Parliamo di un episodio che sarebbe avvenuto intorno al 675 a.C., all’epoca del terzo Re di Roma (Tullio Ostilio), quindi quasi quattrocento anni prima della costruzione dell’Appia, in un’epoca avvolta nella leggenda.
Roma sarebbe stata fondata da nativi di Alba Longa (Romolo stesso, secondo la tradizione, discenderebbe da una stirpe regale di Alba). Lo scontro tra le due città avrebbe comportato quindi una guerra fratricida, che i re delle due città vollero evitare, rimettendo le sorti della guerra ad un combattimento tra tre fratelli di Alba (i Curiazi) e tre fratelli di Roma (gli Orazi).
Due Orazi furono uccisi in breve tempo, mentre il terzo, simulando una fuga, cominciò a correre verso Roma, distanziando i tre Curiazi, che, feriti, lo seguivano a velocità diverse. Ciò gli consentì di affrontare un avversario alla volta, uccidendoli tutti e tre.
Lo scontro si sarebbe svolto proprio a cinque miglia da Roma, presso l’accampamento degli Albani.
E quella lieve curva della via Appia antica al quinto miglio potrebbe proprio superare, senza violarlo, il punto in cui fu ucciso l’ultimo dei fratelli Curiazi, segnando così la vittoria di Roma.
Alla ricerca della costruzione perduta che sveli il mistero
Il punto era considerato un luogo sacro ancora all’epoca della costruzione della via, sebbene quasi quattrocento anni dopo i fatti narrati e forse era ancora individuabile anche grazie al fossato che avrebbe circondato l’accampamento degli Albani.
Nella zona, infatti, sono anche oggi presenti diversi tumuli, detti tomba dei Curiazi (una) e degli Orazi (due).
Peccato però che gli studiosi li abbiano datati in un’epoca tardo repubblicana (I secolo a.C.).
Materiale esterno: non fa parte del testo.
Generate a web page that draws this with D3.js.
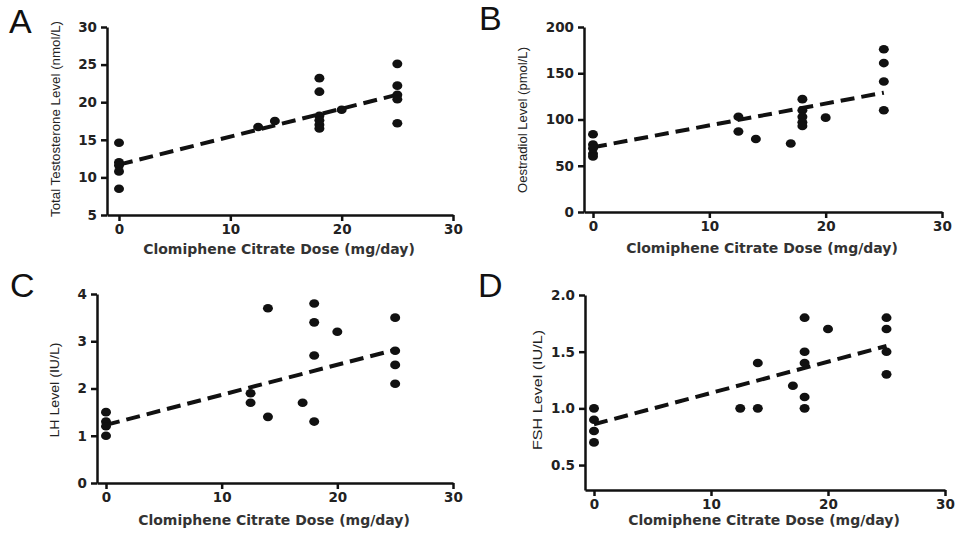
<!DOCTYPE html>
<html>
<head>
<meta charset="utf-8">
<script src="https://cdn.jsdelivr.net/npm/d3@7/dist/d3.min.js"></script>
<style>
  body { margin: 0; background: #fff; }
  svg { display: block; }
  .tick text { font-family: "DejaVu Sans", sans-serif; font-weight: bold; font-size: 13.5px; fill: #222; }
  .domain, .tick line { stroke: #111; stroke-width: 2.5; }
  .xlabel { font-family: "DejaVu Sans", sans-serif; font-weight: bold; font-size: 14px; fill: #333; }
  .ylabel { font-family: "Liberation Sans", Arial, sans-serif; font-size: 12px; fill: #222; }
  .letter { font-family: "Liberation Sans", Arial, sans-serif; font-size: 34px; fill: #111; }
</style>
</head>
<body>
<svg id="chart" width="958" height="544"></svg>
<script>
const testosteroneDose = [0, 0, 0, 0, 0, 12.5, 14, 18, 18, 18, 18, 18, 18, 20, 25, 25, 25, 25, 25];
const testosterone = [14.6, 12.0, 11.6, 10.8, 8.5, 16.7, 17.5, 23.2, 21.4, 18.2, 17.6, 17.0, 16.5, 19.0, 25.1, 22.2, 21.0, 20.4, 17.2];

const oestradiolDose = [0, 0, 0, 0, 0, 12.5, 12.5, 14, 17, 18, 18, 18, 18, 18, 20, 25, 25, 25, 25];
const oestradiol = [84, 73, 69, 63, 60, 103, 87, 79, 74, 122, 110, 103, 97, 93, 102, 176, 161, 141, 110];

const lhDose = [0, 0, 0, 0, 12.5, 12.5, 14, 14, 17, 18, 18, 18, 18, 20, 25, 25, 25, 25];
const lh = [1.5, 1.3, 1.2, 1.0, 1.9, 1.7, 3.7, 1.4, 1.7, 3.8, 3.4, 2.7, 1.3, 3.2, 3.5, 2.8, 2.5, 2.1];

const fshDose = [0, 0, 0, 0, 12.5, 14, 14, 17, 18, 18, 18, 18, 18, 20, 25, 25, 25, 25];
const fsh = [1.0, 0.9, 0.8, 0.7, 1.0, 1.4, 1.0, 1.2, 1.8, 1.5, 1.4, 1.1, 1.0, 1.7, 1.8, 1.7, 1.5, 1.3];

// fitted regression lines (ends at 0 and 25 mg/day)
const fitDose = [0, 25];
const fitTestosterone = [11.7, 21.0];
const fitOestradiol = [70, 129];
const fitLh = [1.23, 2.82];
const fitFsh = [0.86, 1.55];

const xTicks = [0, 10, 20, 30];
const testosteroneTicks = [5, 10, 15, 20, 25, 30];
const oestradiolTicks = [0, 50, 100, 150, 200];
const lhTicks = [0, 1, 2, 3, 4];
const fshTicks = [0.5, 1.0, 1.5, 2.0];

const xTitle = 'Clomiphene Citrate Dose (mg/day)';

const panels = [
  { letter: 'A', dose: testosteroneDose, values: testosterone, fit: fitTestosterone,
    yDomain: [5, 30], yTicks: testosteroneTicks, yFormat: d3.format('d'),
    yTitle: 'Total Testosterone Level (nmol/L)', yTitleLen: 196,
    box: { left: 107, x0: 119, x30: 453, top: 27, bottom: 215 },
    letterPos: { x: 9, y: 33 }, yTitleX: 56, yTitleY: 119, xTitleY: 254 },
  { letter: 'B', dose: oestradiolDose, values: oestradiol, fit: fitOestradiol,
    yDomain: [0, 200], yTicks: oestradiolTicks, yFormat: d3.format('d'),
    yTitle: 'Oestradiol Level (pmol/L)', yTitleLen: 146,
    box: { left: 584, x0: 593, x30: 942, top: 27, bottom: 212 },
    letterPos: { x: 479, y: 30 }, yTitleX: 523, yTitleY: 120, xTitleY: 253 },
  { letter: 'C', dose: lhDose, values: lh, fit: fitLh,
    yDomain: [0, 4], yTicks: lhTicks, yFormat: d3.format('d'),
    yTitle: 'LH Level (IU/L)', yTitleLen: 95,
    box: { left: 97, x0: 106, x30: 453, top: 294, bottom: 483 },
    letterPos: { x: 10, y: 297 }, yTitleX: 55, yTitleY: 390, xTitleY: 525 },
  { letter: 'D', dose: fshDose, values: fsh, fit: fitFsh,
    yDomain: [0.28, 2.0], yTicks: fshTicks, yFormat: d3.format('.1f'),
    yTitle: 'FSH Level  (IU/L)', yTitleLen: 120,
    box: { left: 585, x0: 594, x30: 945, top: 295, bottom: 490 },
    letterPos: { x: 478, y: 297 }, yTitleX: 538, yTitleY: 390, xTitleY: 525 },
];

const svg = d3.select('#chart');

panels.forEach(p => {
  const b = p.box;
  const unit = (b.x30 - b.x0) / 30;
  const x = d3.scaleLinear()
    .domain([-(b.x0 - b.left) / unit, 30])
    .range([b.left, b.x30]);
  const y = d3.scaleLinear().domain(p.yDomain).range([b.bottom, b.top]);

  const g = svg.append('g');

  g.append('g')
    .attr('transform', `translate(0,${b.bottom})`)
    .call(d3.axisBottom(x).tickValues(xTicks).tickSize(6).tickSizeOuter(0).tickPadding(3));

  g.append('g')
    .attr('transform', `translate(${b.left},0)`)
    .call(d3.axisLeft(y).tickValues(p.yTicks).tickFormat(p.yFormat).tickSize(6).tickSizeOuter(0).tickPadding(4));

  // regression line
  const fitPts = fitDose.map((d, i) => [d, p.fit[i]]);
  g.append('path')
    .attr('d', d3.line().x(d => x(d[0])).y(d => y(d[1]))(fitPts))
    .attr('fill', 'none')
    .attr('stroke', '#111')
    .attr('stroke-width', 4)
    .attr('stroke-dasharray', '14,7');

  g.selectAll('ellipse')
    .data(p.dose.map((d, i) => [d, p.values[i]]))
    .join('ellipse')
    .attr('cx', d => x(d[0]))
    .attr('cy', d => y(d[1]))
    .attr('rx', 5)
    .attr('ry', 4.3)
    .attr('fill', '#111');

  g.append('text')
    .attr('class', 'xlabel')
    .attr('x', (b.left + b.x30) / 2 - 1)
    .attr('y', p.xTitleY)
    .attr('text-anchor', 'middle')
    .text(xTitle);

  g.append('text')
    .attr('class', 'ylabel')
    .attr('transform', `translate(${p.yTitleX},${p.yTitleY}) rotate(-90)`)
    .attr('text-anchor', 'middle')
    .attr('dy', '0.35em')
    .attr('textLength', p.yTitleLen)
    .attr('lengthAdjust', 'spacingAndGlyphs')
    .text(p.yTitle);

  g.append('text')
    .attr('class', 'letter')
    .attr('x', p.letterPos.x)
    .attr('y', p.letterPos.y)
    .text(p.letter);
});
</script>
</body>
</html>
Sarebbero quindi molto più recenti rispetto ai fatti del 675 a. C. ed anche alla costruzione dell’Appia stessa (312 a.C.).
La storia, però, ha incuriosito gli archeologi, perché in un luogo sacro, così venerato e rispettato dai Romani per tanti secoli ed ancora ricordato da Tito Livio circa settecento anni dopo i fatti leggendari degli Orazi e Curiazi, doveva pur esserci una costruzione (o almeno le sue basi) più antica della via Appia (se non addirittura risalente all’epoca arcaica dei Re di Roma), che avrebbe indotto Appio Claudio alla rispettosa deviazione.
Nel secolo scorso, perciò, furono effettuati numerosi scavi, ma non fu trovato nulla, ad eccezione di un’urna vuota, risalente, peraltro, all’epoca di Augusto. Questa risalirebbe intorno all’anno zero, quindi successiva anche ai presunti tumuli degli Orazi e dei Curiazi.
Le ipotesi sul monumento che non c’è
Naturalmente, non è detto che l’episodio leggendario degli Orazi e Curiazi sia realmente accaduto. Il racconto, però, potrebbe confermare, che, in effetti, non ci fu una guerra fratricida tra Roma ed Alba. Proprio per l’origine comune delle due città, dopo alcune scaramucce, tutto si sarebbe risolto con un accordo di pace.
Forse, per ricordare l’episodio (del duello? Dell’accordo di pace? Dei vecchi confini tra i due stati?) in epoca arcaica era presente soltanto un cippo commemorativo o un semplice altare o una costruzione in legno di cui non era rimasto nulla già al tempo di Augusto e fu solo quest’ultimo che, volendo ripristinare le antiche tradizioni romane, fece edificare un monumento commemorativo (di cui a noi é pervenuta soltanto un’urna vuota).
Però quella lieve curva della via Appia rimane e ci riporta comunque all’epoca leggendaria dei Re di Roma, a pochi anni dalla fondazione della Città eterna, a circa 2700 anni fa, quando Roma era ancora un villaggio di pastori, che doveva scendere a patti con le comunità limitrofe.
Anche questo racconta la Regina di tutte le strade.